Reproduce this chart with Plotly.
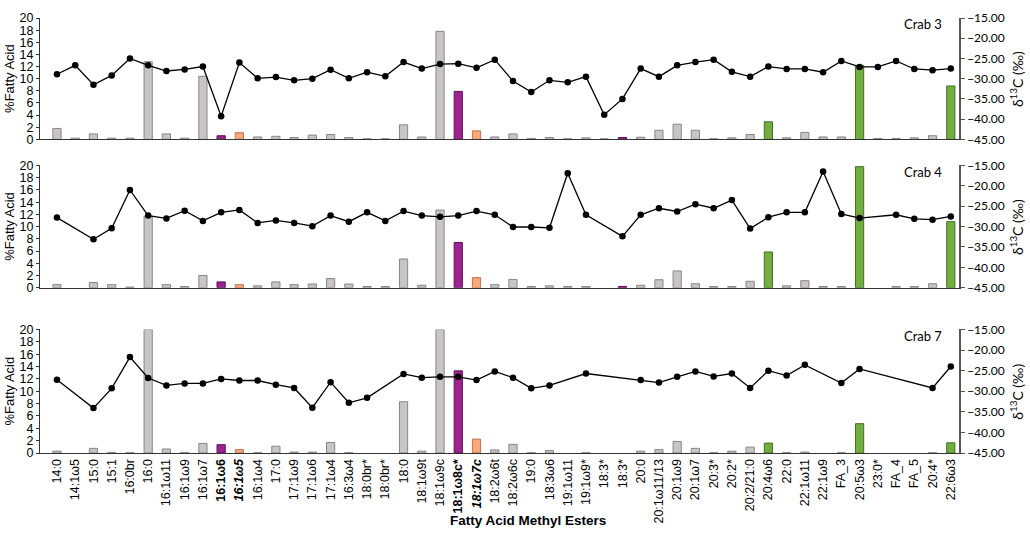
import plotly.graph_objects as go

# 脂肪酸甲酯类别（有重复名称，所以用位置作为 x）
categories = ['14:0', '14:1ω5', '15:0', '15:1', '16:0br', '16:0', '16:1ω11', '16:1ω9',
              '16:1ω7', '16:1ω6', '16:1ω5', '16:1ω4', '17:0', '17:1ω9', '17:1ω6', '17:1ω4',
              '16:3ω4', '18:0br*', '18:0br*', '18:0', '18:1ω9t', '18:1ω9c', '18:1ω8c*',
              '18:1ω7c', '18:2ω6t', '18:2ω6c', '19:0', '18:3ω6', '19:1ω11', '19:1ω9*',
              '18:3*', '18:3*', '20:0', '20:1ω11/13', '20:1ω9', '20:1ω7', '20:3*', '20:2*',
              '20:2/21:0', '20:4ω6', '22:0', '22:1ω11', '22:1ω9', 'FA_3', '20:5ω3', '23:0*',
              'FA_4', 'FA_5', '20:4*', '22:6ω3']

crabs = ['Crab 3', 'Crab 4', 'Crab 7']

# %Fatty Acid
pct_crab3 = [1.8, 0.2, 0.9, 0.2, 0.2, 12.8, 0.9, 0.2, 10.4, 0.6,
             1.1, 0.4, 0.5, 0.3, 0.7, 0.8, 0.3, 0.1, 0.1, 2.4,
             0.4, 17.8, 7.9, 1.4, 0.4, 0.9, 0.15, 0.3, 0.1, 0.25,
             0.1, 0.3, 0.35, 1.5, 2.5, 1.5, 0.1, 0.25, 0.8, 2.9,
             0.25, 1.15, 0.4, 0.4, 12.2, 0.15, 0.15, 0.25, 0.6, 8.8]
pct_crab4 = [0.5, None, 0.85, 0.5, 0.1, 11.7, 0.5, 0.2, 2.0, 0.95,
             0.5, 0.3, 0.95, 0.5, 0.6, 1.5, 0.6, 0.2, 0.2, 4.7,
             0.4, 12.7, 7.4, 1.65, 0.5, 1.35, 0.2, 0.3, 0.2, 0.2,
             None, 0.2, 0.4, 1.3, 2.75, 0.65, 0.2, 0.2, 1.05, 5.85,
             0.3, 1.15, 0.2, 0.2, 19.8, None, 0.2, 0.2, 0.65, 10.8]
pct_crab7 = [0.3, None, 0.75, 0.1, 0.05, 20.0, 0.65, 0.1, 1.55, 1.35,
             0.55, 0.05, 1.1, 0.15, 0.15, 1.7, 0.05, None, None, 8.3,
             0.3, 20.0, 13.3, 2.25, 0.5, 1.4, 0.05, 0.4, None, 0.05,
             None, None, 0.3, 0.55, 1.85, 0.75, 0.05, 0.3, 0.95, 1.6,
             0.05, 0.15, None, 0.05, 4.75, None, None, None, 0.05, 1.65]

# δ13C (‰)
d13c_crab3 = [-28.9, -26.7, -31.5, -29.2, -25.0, -26.7, -28.1, -27.7, -27.0, -39.3,
              -26.0, -29.9, -29.6, -30.4, -30.0, -27.8, -29.9, -28.4, -29.4, -25.9,
              -27.5, -26.4, -26.3, -27.3, -25.3, -30.6, -33.3, -30.4, -30.9, -29.5,
              -38.9, -35.0, -27.5, -29.5, -26.7, -25.9, -25.3, -28.3, -29.5, -27.0,
              -27.6, -27.6, -28.4, -25.6, -27.1, -27.1, -25.6, -27.6, -27.9, -27.5]
d13c_crab4 = [-27.8, None, -33.1, -30.4, -21.0, -27.3, -28.0, -26.1, -28.6, -26.5,
              -25.9, -29.1, -28.5, -29.1, -29.9, -27.3, -28.8, -26.5, -28.6, -26.2,
              -27.3, -27.6, -27.3, -26.2, -27.1, -30.1, -30.1, -30.3, -16.9, -27.1,
              None, -32.4, -27.1, -25.5, -26.3, -24.5, -25.5, -23.5, -30.5, -27.7,
              -26.5, -26.5, -16.5, -26.9, -27.9, None, -27.1, -28.1, -28.3, -27.5]
d13c_crab7 = [-27.2, None, -34.1, -29.3, -21.7, -26.8, -28.6, -28.1, -28.1, -27.0,
              -27.4, -27.4, -28.4, -29.2, -34.0, -27.8, -32.8, -31.6, None, -25.8,
              -26.7, -26.5, -26.5, -27.3, -25.2, -26.7, -29.3, -28.6, None, -25.7,
              None, None, -27.3, -27.9, -26.5, -25.2, -26.4, -25.7, -29.2, -25.0,
              -26.2, -23.6, None, -28.0, -24.6, None, None, None, -29.2, -24.0]

pct_all = [pct_crab3, pct_crab4, pct_crab7]
d13c_all = [d13c_crab3, d13c_crab4, d13c_crab7]

# 柱子颜色：默认灰色，部分脂肪酸高亮
GREY = ('#c9c5c6', '#8a8686')
PURPLE = ('#9d2391', '#5e0f57')
ORANGE = ('#f8a878', '#c07650')
GREEN = ('#72ad40', '#467026')
highlight = {9: PURPLE, 22: PURPLE, 31: PURPLE, 10: ORANGE, 23: ORANGE,
             39: GREEN, 44: GREEN, 49: GREEN}
fills = [highlight.get(i, GREY)[0] for i in range(len(categories))]
edges = [highlight.get(i, GREY)[1] for i in range(len(categories))]

# 刻度文字，部分加粗/斜体
ticktext = []
for i, c in enumerate(categories):
    if i in (9, 22):
        ticktext.append('<b>%s</b>' % c)
    elif i in (10, 23):
        ticktext.append('<b><i>%s</i></b>' % c)
    else:
        ticktext.append(c)

xpos = list(range(len(categories)))
domains = [[0.721, 1.0], [0.380, 0.661], [0.0, 0.284]]

fig = go.Figure()
font_main = 'Liberation Sans, Arial, sans-serif'
font_right = 'Lato, sans-serif'

for k in range(3):
    xa = 'x' if k == 0 else 'x%d' % (k + 1)
    yl = 'y' if k == 0 else 'y%d' % (2 * k + 1)
    yr = 'y%d' % (2 * k + 2)
    fig.add_trace(go.Bar(
        x=xpos, y=pct_all[k], xaxis=xa, yaxis=yl, width=0.45,
        marker=dict(color=fills, line=dict(color=edges, width=1)),
        showlegend=False
    ))
    fig.add_trace(go.Scatter(
        x=xpos, y=d13c_all[k], xaxis=xa, yaxis=yr, mode='lines+markers',
        connectgaps=True,
        line=dict(color='black', width=1.3),
        marker=dict(color='black', size=6.5),
        showlegend=False
    ))

layout = dict(
    width=1030, height=534,
    margin=dict(l=40, r=71, t=10, b=78),
    plot_bgcolor='white', paper_bgcolor='white',
    font=dict(family=font_main, size=13, color='black'),
)

for k in range(3):
    xkey = 'xaxis' if k == 0 else 'xaxis%d' % (k + 1)
    ylkey = 'yaxis' if k == 0 else 'yaxis%d' % (2 * k + 1)
    yrkey = 'yaxis%d' % (2 * k + 2)
    ylname = 'y' if k == 0 else 'y%d' % (2 * k + 1)
    xname = 'x' if k == 0 else 'x%d' % (k + 1)
    last = (k == 2)
    layout[xkey] = dict(
        domain=[0, 1], anchor=ylname, range=[-0.93, 49.45],
        tickmode='array', tickvals=xpos, ticktext=ticktext,
        showticklabels=last, tickangle=-90, tickfont=dict(size=12.5),
        showline=True, linecolor='#333333', linewidth=1.2,
        ticks='', showgrid=False, zeroline=False
    )
    layout[ylkey] = dict(
        domain=domains[k], anchor=xname, range=[0, 20], dtick=2,
        showline=True, linecolor='#333333', linewidth=1.2,
        ticks='outside', ticklen=3, tickcolor='#333333',
        tickfont=dict(size=12.5), showgrid=False, zeroline=False
    )
    layout[yrkey] = dict(
        overlaying=ylname, side='right', anchor=xname, range=[-45, -15], dtick=5,
        tickformat='.2f', showline=True, linecolor='#555555', linewidth=1.5,
        ticks='outside', ticklen=4, tickcolor='#555555',
        tickfont=dict(size=12, family=font_right),
        showgrid=False, zeroline=False
    )

fig.update_layout(**layout)

for k in range(3):
    xname = 'x' if k == 0 else 'x%d' % (k + 1)
    ylname = 'y' if k == 0 else 'y%d' % (2 * k + 1)
    # 面板标签
    fig.add_annotation(
        text=crabs[k], xref=xname + ' domain', yref=ylname + ' domain',
        x=0.984, y=0.95, xanchor='right', yanchor='middle', showarrow=False,
        font=dict(size=13, family=font_right)
    )
    # 左轴标题
    fig.add_annotation(
        text='%Fatty Acid', xref='paper', yref=ylname + ' domain',
        x=-0.0335, y=0.5, xanchor='center', yanchor='middle', textangle=-90,
        showarrow=False, font=dict(size=13)
    )
    # 右轴标题
    fig.add_annotation(
        text='δ<sup>13</sup>C (‰)', xref='paper', yref=ylname + ' domain',
        x=1.0625, y=0.5, xanchor='center', yanchor='middle', textangle=-90,
        showarrow=False, font=dict(size=14, family=font_right)
    )

# x 轴标题
fig.add_annotation(
    text='<b>Fatty Acid Methyl Esters</b>', xref='paper', yref='paper',
    x=0.531, y=-0.156, xanchor='center', yanchor='middle', showarrow=False,
    font=dict(size=13.5)
)

# 去掉页面默认边距，让图正好占满窗口；不显示工具栏
fig.write_html('out.html', config={'displayModeBar': False},
               post_script="document.body.style.margin='0px';")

◆ ◆ ◆

### What is asked
From the first line of the material down to the line containing "import plotly.graph_objects as go", inclusive, return each line exactly, skipping any picture.

### Solution to this task
Reproduce this chart with Plotly.
import plotly.graph_objects as go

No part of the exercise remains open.